Here is a Lucas tutorial on the original mechanical points style ignition system, which gives a good explanation of the electrical principles of traditional coil based ignition systems.
http://www.da7c.co.uk/History%20Section/LUCAS%20ACHIVE/lucas%20coil%20course%203.pdfLuddite, I think your explanation is entirely accurate. My reading of the Unilite wiring diagram above is that the 12V ignition switch supplies 12V to the ballast resistor whenever the ignition switch is in the ON position. This would result in maybe 6-9V being applied to the coil, depending on ballast resistor value. If you move the ignition switch to the sprung START position then 12V is applied directly to the coil (and the starter solenoid) thus ensuring that 12V is briefly applied to the + terminal of the coil until the ignition switch is released from the START position and returned to the ON position. The diagram, like so many auto-wiring diagrams is not very clear to my mind.
Generally, there is 3 to 4A of DC current going through the coil if the ignition is on. So as power is I*I*R then the coil will act as heater dissipating 20 to 50 W depending on the coil resistance (1.5 ohms approx if you do have an ballast resistor installed or 3 ohms approx if you don't). So the coil will get hot. But there is also the effect of the current in the coil being turned on and off by the points or the electronic ignition - I'm not sure how much this affects the power dissipated in the coil as AC currents flow into and out of the magnetic fields in the coil. That probably makes the coil hotter in normal use - are some coils oil filled now to help cooling?
If you choose to use a coil that is intended to have a series ballast resistor without the ballast resistor (ie directly connect the + connector on the coil to 12V, then twice the intended current will flow through the coil. In that case (as power is proportional to the square of the current but linearly proportional to the resistance,) then you will increase the power dissipated in the coil by 2 - and this is why the coil is more likely to burn out in such circumstances. Again this is a DC argument, not quite sure whether it is made worse if you consider the changing ignition current.
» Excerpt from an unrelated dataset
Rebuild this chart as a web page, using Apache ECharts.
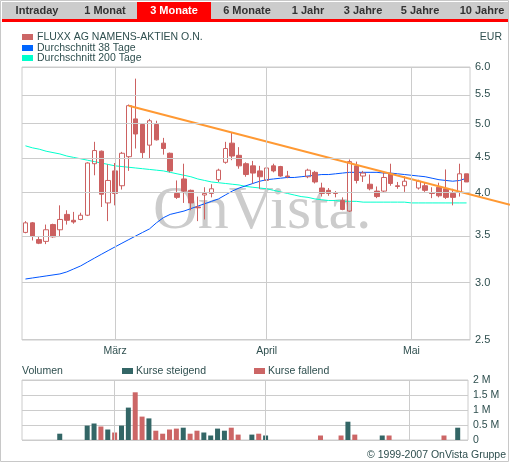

At times, I have run my 4/4 Ford crossflow with with conventional points - well, actually an optical points sensor but essentially the same thing, or the full Accuspark electronic ignition, with or without a ballast resistor. In all cases it worked fine, (except when I wired it up wrong) provided I used a ballast resistor with a coil intended for a ballast resistor (1.5 ohm coil approx) or did not use a ballast resistor and used a coil (3 ohm) intended for use without a ballast resistor.
I imagine once you get rid of the mechanical distributor (as in a modern car) and use a sensor on the crankshaft and have a bunch of electronics and computers driving separate ignition coils for each spark plug as in a modern car, the amps and ohms numbers quoted above go completely out of the window. I don't understand modern cars at all I'm afraid so can't really comment.